Sun Oct 6, 2013, 10:22 AM

5. Thank you Peg...

...Beckmann had been a prominent and very successful artist in Germany during the Weimar years, in the 1920's. He traveled in high cultural circles, had patrons for his art, and was considered the avatar of German Expressionism.

His paintings from that period are quite beautiful, but less disturbing than his very powerful paintings from the 1930's. In the 1930's more than 500 of his works were removed from German museums by the Nazis, because his art was considered "degenerate."

He was fired from his "day job" as an art professor at a Frankfurt University in 1937, and emigrated from Germany to Amsterdam in 1938, the year this painting was produced. There he lived in relative poverty and obscurity. In 1944, the Germans who were then occupying the Netherlands attempted to draft him into the Nazi army even though he was in his sixties, but somehow he managed to avoid it.

After the war, he emigrated to the United States, where he taught at Washington University in Saint Louis - many of his painting are in Saint Louis museums - and also worked in New York.

He had a heart attack on Fifth Avenue in New York, a few blocks away from the Metropolitan Museum of Art and died.

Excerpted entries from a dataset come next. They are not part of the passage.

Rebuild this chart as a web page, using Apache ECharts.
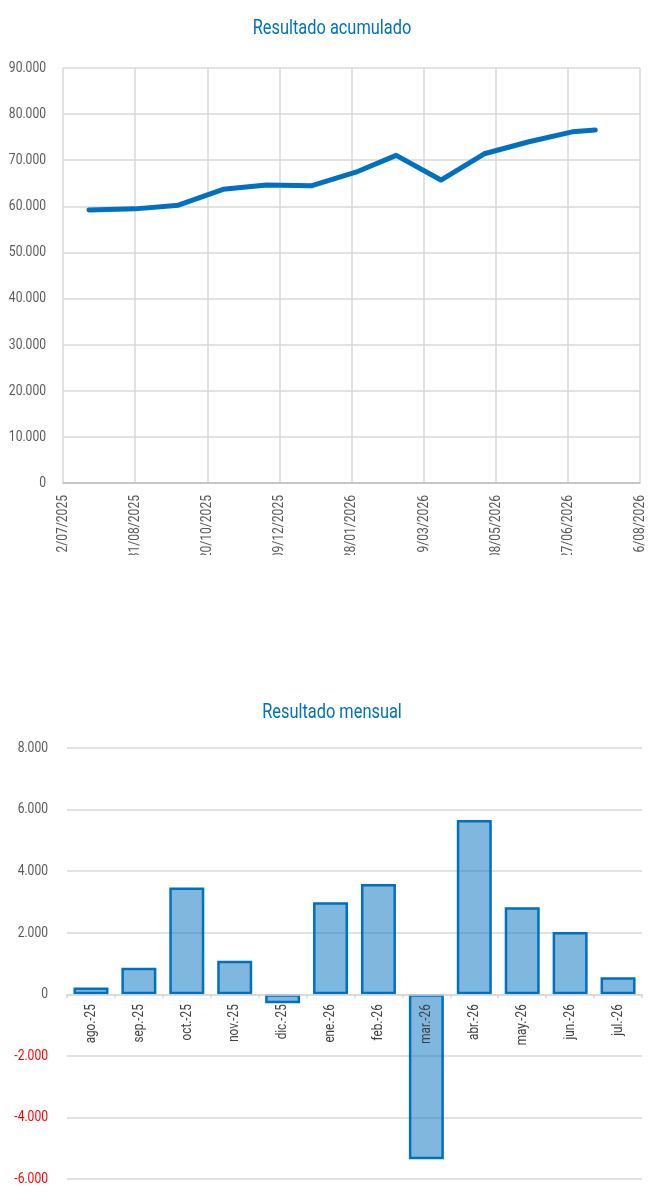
<!DOCTYPE html>
<html>
<head>
<meta charset="utf-8">
<script src="https://cdn.jsdelivr.net/npm/echarts@6/dist/echarts.min.js"></script>
<style>
  html, body { margin: 0; padding: 0; background: #ffffff; }
  #c1 { position: absolute; left: 0; top: 0; width: 664px; height: 555px; }
  #c2 { position: absolute; left: 0; top: 555px; width: 664px; height: 645px; }
</style>
</head>
<body>
<div id="c1"></div>
<div id="c2"></div>
<script>
// ---- Data: cumulative result ----
const cumDates = ['2025-07-30', '2025-08-31', '2025-09-30', '2025-10-31', '2025-11-30', '2025-12-31',
                  '2026-01-31', '2026-02-28', '2026-03-31', '2026-04-30', '2026-05-31', '2026-06-30', '2026-07-16'];
const cumValues = [59200, 59450, 60250, 63700, 64650, 64450, 67400, 71050, 65700, 71400, 74000, 76150, 76550];
const cumAxisStart = '2025-07-12';
const cumAxisDays = 400;
const cumAxisStepDays = 50;

// ---- Data: monthly result ----
const months = ['ago.-25', 'sep.-25', 'oct.-25', 'nov.-25', 'dic.-25', 'ene.-26',
                'feb.-26', 'mar.-26', 'abr.-26', 'may.-26', 'jun.-26', 'jul.-26'];
const monthlyValues = [220, 860, 3470, 1090, -290, 2990, 3580, -5360, 5660, 2830, 2020, 550];
const monthlyMin = -6000, monthlyMax = 8000, monthlyStep = 2000;

// ---- Condensed text look (horizontal squeeze of real canvas text) ----
(function () {
  const SX = 0.78;
  const P = CanvasRenderingContext2D.prototype;
  const oFill = P.fillText, oStroke = P.strokeText, oMeasure = P.measureText;
  P.fillText = function (t, x, y, mw) {
    this.save(); this.translate(x, y); this.scale(SX, 1); oFill.call(this, t, 0, 0); this.restore();
  };
  P.strokeText = function (t, x, y, mw) {
    this.save(); this.translate(x, y); this.scale(SX, 1); oStroke.call(this, t, 0, 0); this.restore();
  };
  P.measureText = function (t) {
    const m = oMeasure.call(this, t);
    return {
      width: m.width * SX,
      actualBoundingBoxLeft: m.actualBoundingBoxLeft * SX,
      actualBoundingBoxRight: m.actualBoundingBoxRight * SX,
      actualBoundingBoxAscent: m.actualBoundingBoxAscent,
      actualBoundingBoxDescent: m.actualBoundingBoxDescent,
      fontBoundingBoxAscent: m.fontBoundingBoxAscent,
      fontBoundingBoxDescent: m.fontBoundingBoxDescent
    };
  };
})();

const FONT = "Roboto, 'Noto Sans', sans-serif";
const DAY = 86400000;
function toUTC(s) { const p = s.split('-'); return Date.UTC(+p[0], +p[1] - 1, +p[2]); }
const base = toUTC(cumAxisStart);
function dayOffset(s) { return Math.round((toUTC(s) - base) / DAY); }
function fmtDate(off) {
  const d = new Date(base + off * DAY);
  const dd = String(d.getUTCDate()).padStart(2, '0');
  const mm = String(d.getUTCMonth() + 1).padStart(2, '0');
  return dd + '/' + mm + '/' + d.getUTCFullYear();
}
function fmtNum(v) {
  const neg = v < 0;
  const s = String(Math.abs(Math.round(v))).replace(/\B(?=(\d{3})+(?!\d))/g, '.');
  return (neg ? '-' : '') + s;
}

const gridColor = '#d9d9d9';

const chart1 = echarts.init(document.getElementById('c1'));
chart1.setOption({
  animation: false,
  title: {
    text: 'Resultado acumulado', left: 'center', top: 16,
    textStyle: { fontFamily: FONT, fontSize: 21, fontWeight: 'normal', color: '#0070C0' }
  },
  grid: { left: 63, right: 24, top: 68, bottom: 72, outerBoundsMode: 'none', containLabel: false },
  xAxis: {
    type: 'value', min: 0, max: cumAxisDays, interval: cumAxisStepDays,
    axisLine: { show: true, onZero: false, lineStyle: { color: '#bfbfbf', width: 1.5 } },
    axisTick: { show: false },
    splitLine: { show: true, lineStyle: { color: gridColor, width: 1.5 } },
    axisLabel: {
      rotate: 90, margin: 12, fontFamily: FONT, fontSize: 15.5, color: '#595959',
      formatter: v => fmtDate(v), showMinLabel: true, showMaxLabel: true
    }
  },
  yAxis: {
    type: 'value', min: 0, max: 90000, interval: 10000,
    axisLine: { show: false }, axisTick: { show: false },
    splitLine: { show: true, lineStyle: { color: gridColor, width: 1.5 } },
    axisLabel: { margin: 17, fontFamily: FONT, fontSize: 15.5, color: '#595959', formatter: v => fmtNum(v) }
  },
  series: [{
    type: 'line',
    data: cumDates.map((d, i) => [dayOffset(d), cumValues[i]]),
    showSymbol: false, symbol: 'none',
    lineStyle: { color: '#0070C0', width: 5, cap: 'round', join: 'round' }
  }]
});

const g2 = { left: 67, right: 22, top: 193, bottom: 21 };
const g2Height = 645 - g2.top - g2.bottom;
const zeroOffset = -g2Height * (0 - monthlyMin) / (monthlyMax - monthlyMin);

const chart2 = echarts.init(document.getElementById('c2'));
chart2.setOption({
  animation: false,
  title: {
    text: 'Resultado mensual', left: 'center', top: 145,
    textStyle: { fontFamily: FONT, fontSize: 21, fontWeight: 'normal', color: '#0070C0' }
  },
  grid: Object.assign({ outerBoundsMode: 'none', containLabel: false }, g2),
  xAxis: {
    type: 'category', data: months, offset: zeroOffset,
    axisLine: { show: true, onZero: false, lineStyle: { color: gridColor, width: 1.5 } },
    axisTick: { show: true, length: 4, lineStyle: { color: gridColor, width: 1.5 } },
    axisLabel: { rotate: 90, margin: 10, fontFamily: FONT, fontSize: 15, color: '#404040', interval: 0 },
    z: 5
  },
  yAxis: {
    type: 'value', min: monthlyMin, max: monthlyMax, interval: monthlyStep,
    axisLine: { show: false }, axisTick: { show: false },
    splitLine: { show: true, lineStyle: { color: gridColor, width: 1.5 } },
    axisLabel: {
      margin: 19, fontFamily: FONT, fontSize: 15.5,
      color: v => (v < 0 ? '#FF0000' : '#595959'),
      formatter: v => fmtNum(v)
    }
  },
  series: [{
    type: 'bar', data: monthlyValues, barCategoryGap: '27%',
    itemStyle: { color: 'rgba(0,112,192,0.5)', borderColor: '#0070C0', borderWidth: 2.5 }
  }]
});
</script>
</body>
</html>
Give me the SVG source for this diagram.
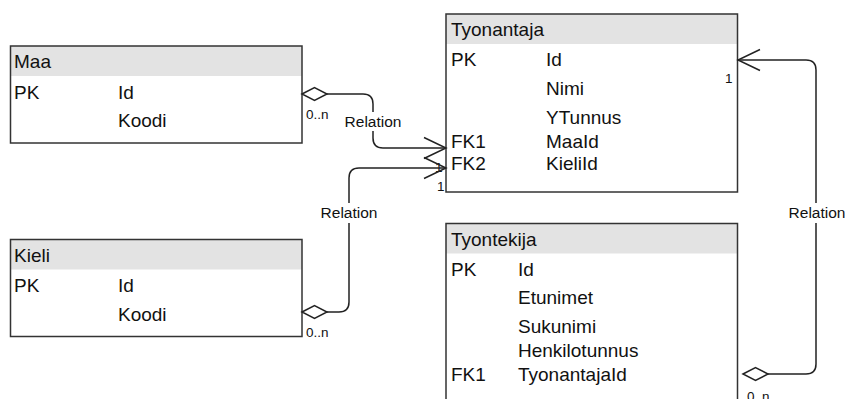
<svg xmlns="http://www.w3.org/2000/svg" width="847" height="399" viewBox="0 0 847 399">
<style>
  .box{fill:none;stroke:#333;stroke-width:1.5}
  .hdr{fill:#e3e3e3;stroke:none}
  text{font-family:"Liberation Sans",Arial,sans-serif;fill:#111}
  .t{font-size:19px}
  .lbl{font-size:15.5px;text-anchor:middle}
  .card{font-size:13.5px}
  .con{fill:none;stroke:#222;stroke-width:1.5;marker-start:url(#dia);marker-end:url(#arr)}
  .gap{fill:#fff}
</style>
<defs>
  <marker id="dia" markerUnits="userSpaceOnUse" viewBox="-2 -9 29 18" markerWidth="29" markerHeight="18" refX="0" refY="0" orient="auto">
    <path d="M0,0 L12.5,-6.5 L25,0 L12.5,6.5 Z" fill="#fff" stroke="#222" stroke-width="1.5"/>
  </marker>
  <marker id="arr" markerUnits="userSpaceOnUse" viewBox="-25 -13 27 26" markerWidth="27" markerHeight="26" refX="0" refY="0" orient="auto">
    <path d="M-22,-10.5 L0,0 L-22,10.5" fill="none" stroke="#222" stroke-width="1.5"/>
  </marker>
</defs>
<rect width="847" height="399" fill="#fff"/>

<g id="Maa">
  <rect x="10.5" y="46" width="291.5" height="30" class="hdr"/>
  <rect x="10.5" y="46" width="291.5" height="97" class="box"/>
  <text class="t" x="14" y="68">Maa</text>
  <text class="t" x="14" y="99">PK</text>
  <text class="t" x="118" y="99">Id</text>
  <text class="t" x="118" y="127">Koodi</text>
</g>

<g id="Kieli">
  <rect x="10.5" y="239.5" width="291.5" height="30" class="hdr"/>
  <rect x="10.5" y="239.5" width="291.5" height="97" class="box"/>
  <text class="t" x="14" y="262">Kieli</text>
  <text class="t" x="14" y="292">PK</text>
  <text class="t" x="118" y="292">Id</text>
  <text class="t" x="118" y="321">Koodi</text>
</g>

<g id="Tyonantaja">
  <rect x="446" y="14" width="291.5" height="30" class="hdr"/>
  <rect x="446" y="14" width="291.5" height="178" class="box"/>
  <text class="t" x="451" y="36">Tyonantaja</text>
  <text class="t" x="451" y="66">PK</text>
  <text class="t" x="546" y="66">Id</text>
  <text class="t" x="546" y="95">Nimi</text>
  <text class="t" x="546" y="124">YTunnus</text>
  <text class="t" x="451" y="148">FK1</text>
  <text class="t" x="546" y="148">MaaId</text>
  <text class="t" x="451" y="170">FK2</text>
  <text class="t" x="546" y="170">KieliId</text>
</g>

<g id="Tyontekija">
  <rect x="446" y="223.5" width="291.5" height="30" class="hdr"/>
  <rect x="446" y="223.5" width="291.5" height="200" class="box"/>
  <text class="t" x="451" y="246">Tyontekija</text>
  <text class="t" x="451" y="276">PK</text>
  <text class="t" x="518" y="276">Id</text>
  <text class="t" x="518" y="304">Etunimet</text>
  <text class="t" x="518" y="333">Sukunimi</text>
  <text class="t" x="518" y="357">Henkilotunnus</text>
  <text class="t" x="451" y="381">FK1</text>
  <text class="t" x="518" y="381">TyonantajaId</text>
</g>

<g id="connectors">
  <g id="rel-maa">
    <path class="con" d="M302,94 H363 Q373,94 373,104 V138 Q373,148 383,148 H446"/>
    <rect class="gap" x="342" y="112" width="62" height="19"/>
    <text class="lbl" x="373" y="127">Relation</text>
    <text class="card" x="306" y="119">0..n</text>
    <text class="card" x="435" y="172">1</text>
  </g>
  <g id="rel-kieli">
    <path class="con" d="M302,312 H339 Q349,312 349,302 V178 Q349,168 359,168 H446"/>
    <rect class="gap" x="318" y="203" width="62" height="20"/>
    <text class="lbl" x="349" y="218">Relation</text>
    <text class="card" x="306" y="337">0..n</text>
    <text class="card" x="437" y="191">1</text>
  </g>
  <g id="rel-tyontekija">
    <path class="con" d="M743,374 H806 Q816,374 816,364 V70 Q816,60 806,60 H738"/>
    <rect class="gap" x="786" y="203" width="61" height="20"/>
    <text class="lbl" x="817" y="218">Relation</text>
    <text class="card" x="747" y="401">0..n</text>
    <text class="card" x="725" y="83">1</text>
  </g>
</g>
</svg>
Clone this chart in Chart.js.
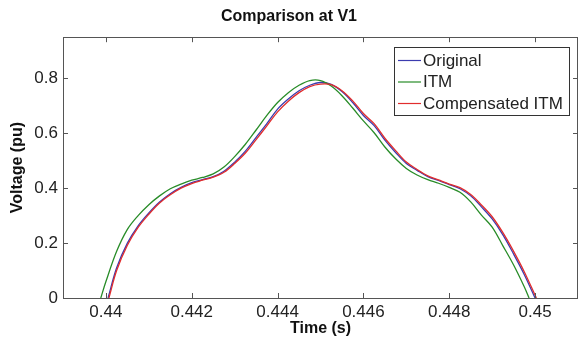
<!DOCTYPE html>
<html>
<head>
<meta charset="utf-8">
<script src="https://cdn.jsdelivr.net/npm/chart.js@4/dist/chart.umd.min.js"></script>
<style>
    html, body { margin: 0; padding: 0; background: #fff; }
    #wrap { width: 578px; height: 341px; position: relative; }
</style>
</head>
<body>
<div id="wrap"><canvas id="chart"></canvas></div>
<script>
const seriesNames = ['Original', 'ITM', 'Compensated ITM'];
const seriesColors = ['rgb(60,60,175)', 'rgb(40,140,40)', 'rgb(225,45,45)'];

const originalTime = [0.44005, 0.44025, 0.4405, 0.44075, 0.441, 0.44125, 0.4415, 0.44175, 0.442, 0.44225,
    0.4425, 0.44275, 0.443, 0.44325, 0.4435, 0.44375, 0.444, 0.44425, 0.4445, 0.44475,
    0.445, 0.44525, 0.4455, 0.44575, 0.446, 0.44625, 0.4465, 0.44675, 0.447, 0.44725,
    0.4475, 0.44775, 0.448, 0.44825, 0.4485, 0.44875, 0.449, 0.44925, 0.4495, 0.44975, 0.45];
const originalVolt = [0, 0.110, 0.200, 0.263, 0.310, 0.350, 0.380, 0.403, 0.420, 0.431,
    0.442, 0.462, 0.495, 0.535, 0.585, 0.635, 0.688, 0.725, 0.755, 0.775,
    0.785, 0.778, 0.752, 0.712, 0.665, 0.628, 0.575, 0.530, 0.490, 0.465,
    0.442, 0.428, 0.413, 0.398, 0.372, 0.332, 0.288, 0.230, 0.160, 0.085, 0];

const itmTime = [0.43988, 0.44, 0.44025, 0.4405, 0.44075, 0.441, 0.44125, 0.4415, 0.44175, 0.442, 0.44225,
    0.4425, 0.44275, 0.443, 0.44325, 0.4435, 0.44375, 0.444, 0.44425, 0.4445, 0.44475,
    0.445, 0.44525, 0.4455, 0.44575, 0.446, 0.44625, 0.4465, 0.44675, 0.447, 0.44725,
    0.4475, 0.44775, 0.448, 0.44825, 0.4485, 0.44875, 0.449, 0.44925, 0.4495, 0.44975, 0.44986];
const itmVolt = [0, 0.060, 0.170, 0.250, 0.300, 0.340, 0.372, 0.398, 0.415, 0.429, 0.439,
    0.452, 0.477, 0.515, 0.560, 0.612, 0.665, 0.712, 0.748, 0.775, 0.792,
    0.792, 0.772, 0.737, 0.692, 0.645, 0.602, 0.550, 0.507, 0.472, 0.448,
    0.431, 0.418, 0.403, 0.385, 0.350, 0.302, 0.258, 0.190, 0.120, 0.040, 0];

const compTime = [0.44007, 0.44025, 0.4405, 0.44075, 0.441, 0.44125, 0.4415, 0.44175, 0.442, 0.44225,
    0.4425, 0.44275, 0.443, 0.44325, 0.4435, 0.44375, 0.444, 0.44425, 0.4445, 0.44475,
    0.445, 0.44525, 0.4455, 0.44575, 0.446, 0.44625, 0.4465, 0.44675, 0.447, 0.44725,
    0.4475, 0.44775, 0.448, 0.44825, 0.4485, 0.44875, 0.449, 0.44925, 0.4495, 0.44975, 0.45003];
const compVolt = [0, 0.100, 0.192, 0.257, 0.305, 0.346, 0.376, 0.400, 0.417, 0.429,
    0.440, 0.458, 0.490, 0.528, 0.577, 0.627, 0.678, 0.717, 0.748, 0.770,
    0.779, 0.777, 0.755, 0.718, 0.672, 0.635, 0.582, 0.537, 0.495, 0.468,
    0.445, 0.430, 0.415, 0.402, 0.377, 0.339, 0.296, 0.238, 0.170, 0.095, 0];

const xTicks = [0.44, 0.442, 0.444, 0.446, 0.448, 0.45];
const yTicks = [0, 0.2, 0.4, 0.6, 0.8];

const FONT = "'Liberation Sans', Arial, Helvetica, sans-serif";

function toPoints(times, values) {
    return times.map((t, i) => ({ x: t, y: values[i] }));
}

// MATLAB-style box with inward ticks on all four sides, plus the inset legend
const framePlugin = {
    id: 'frame',
    afterDatasetsDraw(chart) {
        const { ctx, chartArea: a, scales: { x, y } } = chart;
        ctx.save();
        ctx.strokeStyle = '#555';
        ctx.lineWidth = 1;
        ctx.beginPath();
        x.ticks.forEach(t => {
            const px = Math.round(x.getPixelForValue(t.value)) + 0.5;
            ctx.moveTo(px, a.bottom); ctx.lineTo(px, a.bottom - 5);
            ctx.moveTo(px, a.top); ctx.lineTo(px, a.top + 5);
        });
        y.ticks.forEach(t => {
            const py = Math.round(y.getPixelForValue(t.value)) + 0.5;
            ctx.moveTo(a.left, py); ctx.lineTo(a.left + 5, py);
            ctx.moveTo(a.right, py); ctx.lineTo(a.right - 5, py);
        });
        ctx.stroke();
        ctx.strokeRect(Math.round(a.left) + 0.5, Math.round(a.top) + 0.5,
            Math.round(a.right - a.left) - 1, Math.round(a.bottom - a.top));

        // legend
        const bx = 394.5, by = 47.5, bw = 175, bh = 68;
        ctx.fillStyle = '#fff';
        ctx.fillRect(bx, by, bw, bh);
        ctx.strokeStyle = '#333';
        ctx.strokeRect(bx, by, bw, bh);
        ctx.font = '17px ' + FONT;
        ctx.textBaseline = 'middle';
        seriesNames.forEach((name, i) => {
            const ry = 60 + i * 21.5;
            ctx.strokeStyle = seriesColors[i];
            ctx.lineWidth = 1.2;
            ctx.beginPath();
            ctx.moveTo(398, ry + 0.5); ctx.lineTo(421, ry + 0.5);
            ctx.stroke();
            ctx.fillStyle = '#222';
            ctx.fillText(name, 423, ry + 1);
        });
        ctx.restore();
    }
};

function drawChart() {
    const ctx = document.getElementById('chart').getContext('2d');
    new Chart(ctx, {
        type: 'line',
        data: {
            datasets: [
                { label: seriesNames[0], data: toPoints(originalTime, originalVolt), borderColor: seriesColors[0], order: 2 },
                { label: seriesNames[1], data: toPoints(itmTime, itmVolt), borderColor: seriesColors[1], order: 1 },
                { label: seriesNames[2], data: toPoints(compTime, compVolt), borderColor: seriesColors[2], order: 0 },
            ],
        },
        options: {
            responsive: true,
            maintainAspectRatio: false,
            animation: false,
            devicePixelRatio: 1,
            elements: {
                point: { radius: 0 },
                line: { borderWidth: 1.3, tension: 0.35, fill: false },
            },
            layout: { padding: { top: 0, right: 0, bottom: 0, left: 0 } },
            plugins: {
                legend: { display: false },
                tooltip: { enabled: false },
                title: {
                    display: true,
                    text: 'Comparison at V1',
                    color: '#111',
                    font: { family: FONT, size: 16, weight: 'bold' },
                    padding: { top: 7, bottom: 11 },
                },
            },
            scales: {
                x: {
                    type: 'linear',
                    min: 0.439,
                    max: 0.451,
                    grid: { display: false, drawTicks: false },
                    border: { display: false },
                    afterBuildTicks: scale => { scale.ticks = xTicks.map(v => ({ value: v })); },
                    afterFit: scale => { scale.height = 43; },
                    ticks: {
                        color: '#222',
                        padding: 4,
                        maxRotation: 0,
                        font: { family: FONT, size: 17 },
                        callback: v => String(Number(v.toFixed(3))),
                    },
                    title: {
                        display: true,
                        text: 'Time (s)',
                        color: '#111',
                        font: { family: FONT, size: 16, weight: 'bold' },
                        padding: { top: 0, bottom: 3 },
                    },
                },
                y: {
                    min: 0,
                    max: 0.95,
                    grid: { display: false, drawTicks: false },
                    border: { display: false },
                    afterBuildTicks: scale => { scale.ticks = yTicks.map(v => ({ value: v })); },
                    afterFit: scale => { scale.width = 63; },
                    ticks: {
                        color: '#222',
                        padding: 5,
                        font: { family: FONT, size: 17 },
                        callback: v => String(Number(v.toFixed(1))),
                    },
                    title: {
                        display: true,
                        text: 'Voltage (pu)',
                        color: '#111',
                        font: { family: FONT, size: 16, weight: 'bold' },
                        padding: { top: 8, bottom: 0 },
                    },
                },
            },
        },
        plugins: [framePlugin],
    });
}

window.onload = () => {
    drawChart();
};
</script>
</body>
</html>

I personally regard him as one of the most important artists of the 20th century, and am always struck by the power of his works. In the foyer of the escalator in the Museum of Modern Art, when one goes up to the 5th floor, his 1932 triptych "Departure" is displayed, painted during the last days of the Weimar Republic as the Nazis were rising. I cannot ascend those stairs and look at this amazing, if disturbing, triptych without being struck with powerful emotions.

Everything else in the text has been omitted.